(begin)

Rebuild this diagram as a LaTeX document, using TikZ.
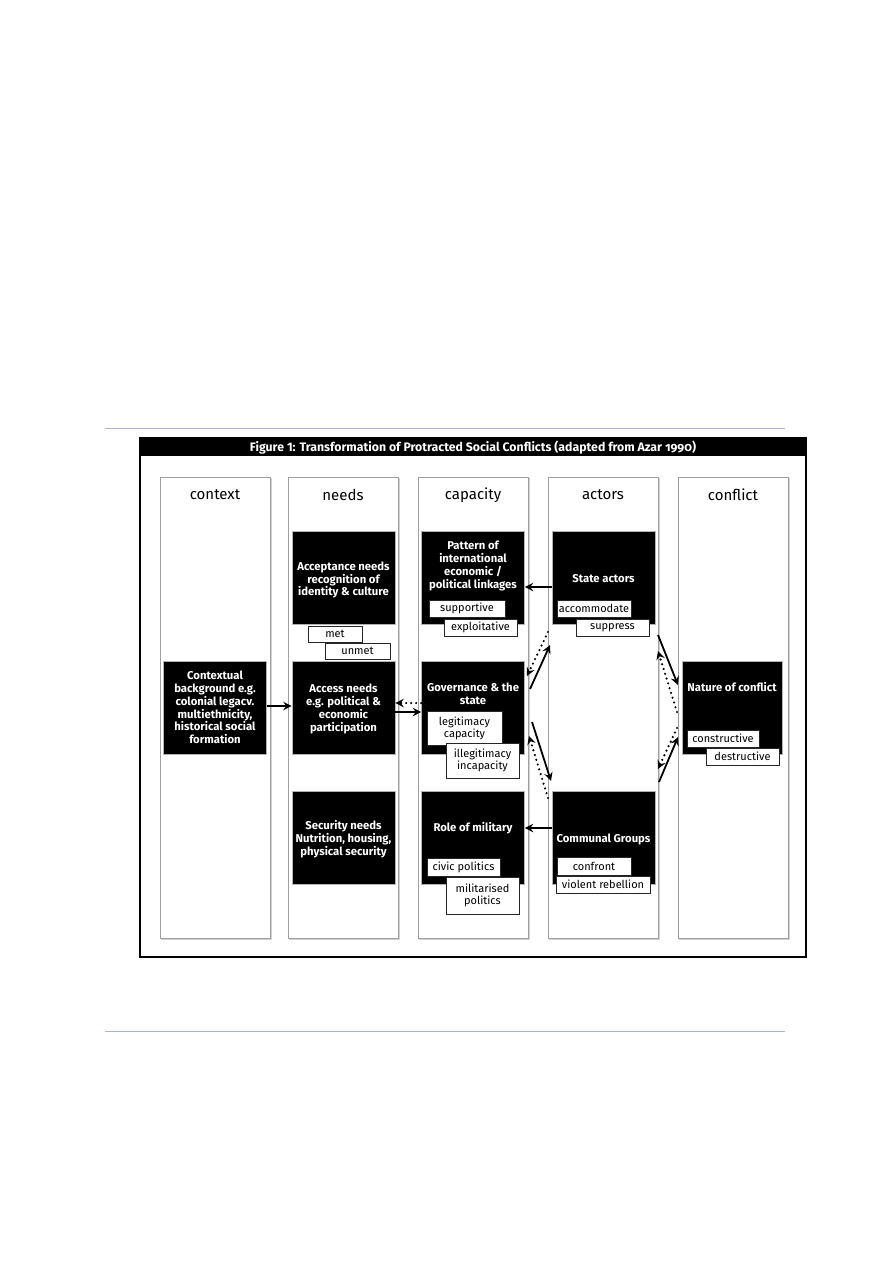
\documentclass[tikz,border=0pt]{standalone}
\usepackage{fontspec}
\setmainfont{Fira Sans}
\usetikzlibrary{arrows.meta,calc}
\definecolor{pageline}{RGB}{165,180,210}
\begin{document}
\begin{tikzpicture}[x=1pt,y=-1pt,
  column/.style={draw=gray!75, line width=0.8pt, minimum width=110, minimum height=461, inner sep=0},
  head/.style={font=\fontsize{15}{17}\selectfont},
  blackbox/.style={fill=black, draw=gray!60, line width=0.6pt, minimum width=103, minimum height=93, inner sep=0},
  boxtext/.style={text=white, font=\bfseries\fontsize{11.3}{12.7}\selectfont, align=center, inner sep=0},
  lab/.style={fill=white, draw=black!85, line width=0.6pt, font=\fontsize{11}{12}\selectfont, align=center, inner sep=0, minimum height=17},
  arr/.style={line width=1.8pt, -{Stealth[length=8.5pt,width=8.5pt,inset=3pt]}},
  dotarr/.style={line width=2.4pt, line cap=round, dash pattern=on 0pt off 5pt, -{Stealth[length=8.5pt,width=8.5pt,inset=3pt]}}
]
\useasboundingbox[fill=white] (0,0) rectangle (893,1263);
% page rules
\draw[pageline, line width=0.8pt] (105,428) -- (785,428);
\draw[pageline, line width=0.8pt] (105,1031) -- (785,1031);
% frame and title
\fill[black] (140,438) rectangle (806,456);
\draw[line width=2pt] (140,438) rectangle (806,957);
\node[text=white, font=\bfseries\fontsize{12.3}{14}\selectfont, inner sep=0] (title) at (473,447.5) {Figure 1: Transformation of Protracted Social Conflicts (adapted from Azar {\addfontfeatures{Numbers=OldStyle}1990})};
% columns
\foreach \n/\x in {c1/215, c2/343, c3/473, c4/603, c5/733} {
  \draw[gray!35, line width=0.8pt] (\x-54,939.5) -- (\x+56,939.5) -- (\x+56,478);
  \node[column] (\n) at (\x,707.5) {};
}
\node[head] (h1) at (215,495) {context};
\node[head] (h2) at (343,495) {needs};
\node[head] (h3) at (473,495) {capacity};
\node[head] (h4) at (603,495) {actors};
\node[head] (h5) at (733,495) {conflict};
% black boxes
\node[blackbox] (acc) at (343.5,577.5) {};
\node[blackbox] (pat) at (473,577.5) {};
\node[blackbox] (sta) at (603.5,577.5) {};
\node[blackbox] (ctx) at (215,707.5) {};
\node[blackbox] (accn) at (343.5,707.5) {};
\node[blackbox] (gov) at (473,707.5) {};
\node[blackbox, minimum width=100] (nat) at (732,707.5) {};
\node[blackbox] (sec) at (343.5,837.5) {};
\node[blackbox] (mil) at (473,837.5) {};
\node[blackbox] (com) at (603.5,837.5) {};
% box texts
\node[boxtext] (accT) at (343.5,580) {Acceptance needs\\recognition of\\identity \& culture};
\node[boxtext] (patT) at (473,566) {Pattern of\\international\\economic /\\political linkages};
\node[boxtext] (staT) at (603.5,579) {State actors};
\node[boxtext] (ctxT) at (215,707.5) {Contextual\\background e.g.\\colonial legacv.\\multiethnicity,\\historical social\\formation};
\node[boxtext] (accnT) at (343.5,709) {Access needs\\e.g. political \&\\economic\\participation};
\node[boxtext] (govT) at (473,693.5) {Governance \& the\\state};
\node[boxtext] (natT) at (732,687) {Nature of conflict};
\node[boxtext] (secT) at (343.5,839) {Security needs\\Nutrition, housing,\\physical security};
\node[boxtext] (milT) at (473,828) {Role of military};
\node[boxtext] (comT) at (603.5,839) {Communal Groups};
% labels
\node[lab, minimum width=54, minimum height=16] (met) at (335,634) {met};
\node[lab, minimum width=65, minimum height=16] (unmet) at (357.5,651) {unmet};
\node[lab, minimum width=76] (sup) at (467,608.5) {supportive};
\node[lab, minimum width=73] (exp) at (480.5,627.5) {exploitative};
\node[lab, minimum width=74] (acco) at (594,608.5) {accommodate};
\node[lab, minimum width=73] (supp) at (612.5,627.5) {suppress};
\node[lab, minimum width=75, minimum height=34] (leg) at (464.5,728) {legitimacy\\capacity};
\node[lab, minimum width=73, minimum height=35] (ileg) at (482.5,760.5) {illegitimacy\\incapacity};
\node[lab, minimum width=72] (cons) at (723,738.5) {constructive};
\node[lab, minimum width=73] (dest) at (742.5,756.5) {destructive};
\node[lab, minimum width=73, minimum height=18] (civ) at (463.5,867) {civic politics};
\node[lab, minimum width=73, minimum height=37] (milp) at (482.5,895.5) {militarised\\politics};
\node[lab, minimum width=74, minimum height=18] (conf) at (594,866) {confront};
\node[lab, minimum width=94] (viol) at (603,884.5) {violent rebellion};
% horizontal arrows
\draw[arr] ([yshift=1.5pt]ctx.east) -- ([yshift=1.5pt]accn.west);
\draw[arr] ([yshift=-4.5pt]accn.east) -- ([yshift=-4.5pt]gov.west);
\draw[dotarr] ([yshift=4.5pt]gov.west) -- ([yshift=4.5pt]accn.east);
\draw[arr] ([yshift=-9.5pt]sta.west) -- ([yshift=-9.5pt]pat.east);
\draw[arr] ([yshift=9.5pt]com.west) -- ([yshift=9.5pt]mil.east);
% diagonal arrows
\coordinate (g1s) at (530,689);
\coordinate (g1e) at (550,645);
\coordinate (d1s) at (548,632);
\coordinate (d1e) at (527,676);
\coordinate (g2s) at (532,722);
\coordinate (g2e) at (551,781);
\coordinate (d2s) at (548,798);
\coordinate (d2e) at (529,736);
\coordinate (s1s) at (658,635);
\coordinate (s1e) at (678,685);
\coordinate (n1s) at (677,712);
\coordinate (n1e) at (658,651);
\coordinate (n2s) at (677,728);
\coordinate (n2e) at (658,769);
\coordinate (s2s) at (659,782);
\coordinate (s2e) at (678,737);
\draw[arr] (g1s) -- (g1e);
\draw[dotarr] (d1s) -- (d1e);
\draw[arr] (g2s) -- (g2e);
\draw[dotarr] (d2s) -- (d2e);
\draw[arr] (s1s) -- (s1e);
\draw[dotarr] (n1s) -- (n1e);
\draw[dotarr] (n2s) -- (n2e);
\draw[arr] (s2s) -- (s2e);
\end{tikzpicture}
\end{document}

(end)

» **Task prompt**: Transcribe all the lines above exactly, apart from the pictures.

» **Answer to this exercise**:
Rebuild this diagram as a LaTeX document, using TikZ.
\documentclass[tikz,border=0pt]{standalone}
\usepackage{fontspec}
\setmainfont{Fira Sans}
\usetikzlibrary{arrows.meta,calc}
\definecolor{pageline}{RGB}{165,180,210}
\begin{document}
\begin{tikzpicture}[x=1pt,y=-1pt,
  column/.style={draw=gray!75, line width=0.8pt, minimum width=110, minimum height=461, inner sep=0},
  head/.style={font=\fontsize{15}{17}\selectfont},
  blackbox/.style={fill=black, draw=gray!60, line width=0.6pt, minimum width=103, minimum height=93, inner sep=0},
  boxtext/.style={text=white, font=\bfseries\fontsize{11.3}{12.7}\selectfont, align=center, inner sep=0},
  lab/.style={fill=white, draw=black!85, line width=0.6pt, font=\fontsize{11}{12}\selectfont, align=center, inner sep=0, minimum height=17},
  arr/.style={line width=1.8pt, -{Stealth[length=8.5pt,width=8.5pt,inset=3pt]}},
  dotarr/.style={line width=2.4pt, line cap=round, dash pattern=on 0pt off 5pt, -{Stealth[length=8.5pt,width=8.5pt,inset=3pt]}}
]
\useasboundingbox[fill=white] (0,0) rectangle (893,1263);
% page rules
\draw[pageline, line width=0.8pt] (105,428) -- (785,428);
\draw[pageline, line width=0.8pt] (105,1031) -- (785,1031);
% frame and title
\fill[black] (140,438) rectangle (806,456);
\draw[line width=2pt] (140,438) rectangle (806,957);
\node[text=white, font=\bfseries\fontsize{12.3}{14}\selectfont, inner sep=0] (title) at (473,447.5) {Figure 1: Transformation of Protracted Social Conflicts (adapted from Azar {\addfontfeatures{Numbers=OldStyle}1990})};
% columns
\foreach \n/\x in {c1/215, c2/343, c3/473, c4/603, c5/733} {
  \draw[gray!35, line width=0.8pt] (\x-54,939.5) -- (\x+56,939.5) -- (\x+56,478);
  \node[column] (\n) at (\x,707.5) {};
}
\node[head] (h1) at (215,495) {context};
\node[head] (h2) at (343,495) {needs};
\node[head] (h3) at (473,495) {capacity};
\node[head] (h4) at (603,495) {actors};
\node[head] (h5) at (733,495) {conflict};
% black boxes
\node[blackbox] (acc) at (343.5,577.5) {};
\node[blackbox] (pat) at (473,577.5) {};
\node[blackbox] (sta) at (603.5,577.5) {};
\node[blackbox] (ctx) at (215,707.5) {};
\node[blackbox] (accn) at (343.5,707.5) {};
\node[blackbox] (gov) at (473,707.5) {};
\node[blackbox, minimum width=100] (nat) at (732,707.5) {};
\node[blackbox] (sec) at (343.5,837.5) {};
\node[blackbox] (mil) at (473,837.5) {};
\node[blackbox] (com) at (603.5,837.5) {};
% box texts
\node[boxtext] (accT) at (343.5,580) {Acceptance needs\\recognition of\\identity \& culture};
\node[boxtext] (patT) at (473,566) {Pattern of\\international\\economic /\\political linkages};
\node[boxtext] (staT) at (603.5,579) {State actors};
\node[boxtext] (ctxT) at (215,707.5) {Contextual\\background e.g.\\colonial legacv.\\multiethnicity,\\historical social\\formation};
\node[boxtext] (accnT) at (343.5,709) {Access needs\\e.g. political \&\\economic\\participation};
\node[boxtext] (govT) at (473,693.5) {Governance \& the\\state};
\node[boxtext] (natT) at (732,687) {Nature of conflict};
\node[boxtext] (secT) at (343.5,839) {Security needs\\Nutrition, housing,\\physical security};
\node[boxtext] (milT) at (473,828) {Role of military};
\node[boxtext] (comT) at (603.5,839) {Communal Groups};
% labels
\node[lab, minimum width=54, minimum height=16] (met) at (335,634) {met};
\node[lab, minimum width=65, minimum height=16] (unmet) at (357.5,651) {unmet};
\node[lab, minimum width=76] (sup) at (467,608.5) {supportive};
\node[lab, minimum width=73] (exp) at (480.5,627.5) {exploitative};
\node[lab, minimum width=74] (acco) at (594,608.5) {accommodate};
\node[lab, minimum width=73] (supp) at (612.5,627.5) {suppress};
\node[lab, minimum width=75, minimum height=34] (leg) at (464.5,728) {legitimacy\\capacity};
\node[lab, minimum width=73, minimum height=35] (ileg) at (482.5,760.5) {illegitimacy\\incapacity};
\node[lab, minimum width=72] (cons) at (723,738.5) {constructive};
\node[lab, minimum width=73] (dest) at (742.5,756.5) {destructive};
\node[lab, minimum width=73, minimum height=18] (civ) at (463.5,867) {civic politics};
\node[lab, minimum width=73, minimum height=37] (milp) at (482.5,895.5) {militarised\\politics};
\node[lab, minimum width=74, minimum height=18] (conf) at (594,866) {confront};
\node[lab, minimum width=94] (viol) at (603,884.5) {violent rebellion};
% horizontal arrows
\draw[arr] ([yshift=1.5pt]ctx.east) -- ([yshift=1.5pt]accn.west);
\draw[arr] ([yshift=-4.5pt]accn.east) -- ([yshift=-4.5pt]gov.west);
\draw[dotarr] ([yshift=4.5pt]gov.west) -- ([yshift=4.5pt]accn.east);
\draw[arr] ([yshift=-9.5pt]sta.west) -- ([yshift=-9.5pt]pat.east);
\draw[arr] ([yshift=9.5pt]com.west) -- ([yshift=9.5pt]mil.east);
% diagonal arrows
\coordinate (g1s) at (530,689);
\coordinate (g1e) at (550,645);
\coordinate (d1s) at (548,632);
\coordinate (d1e) at (527,676);
\coordinate (g2s) at (532,722);
\coordinate (g2e) at (551,781);
\coordinate (d2s) at (548,798);
\coordinate (d2e) at (529,736);
\coordinate (s1s) at (658,635);
\coordinate (s1e) at (678,685);
\coordinate (n1s) at (677,712);
\coordinate (n1e) at (658,651);
\coordinate (n2s) at (677,728);
\coordinate (n2e) at (658,769);
\coordinate (s2s) at (659,782);
\coordinate (s2e) at (678,737);
\draw[arr] (g1s) -- (g1e);
\draw[dotarr] (d1s) -- (d1e);
\draw[arr] (g2s) -- (g2e);
\draw[dotarr] (d2s) -- (d2e);
\draw[arr] (s1s) -- (s1e);
\draw[dotarr] (n1s) -- (n1e);
\draw[dotarr] (n2s) -- (n2e);
\draw[arr] (s2s) -- (s2e);
\end{tikzpicture}
\end{document}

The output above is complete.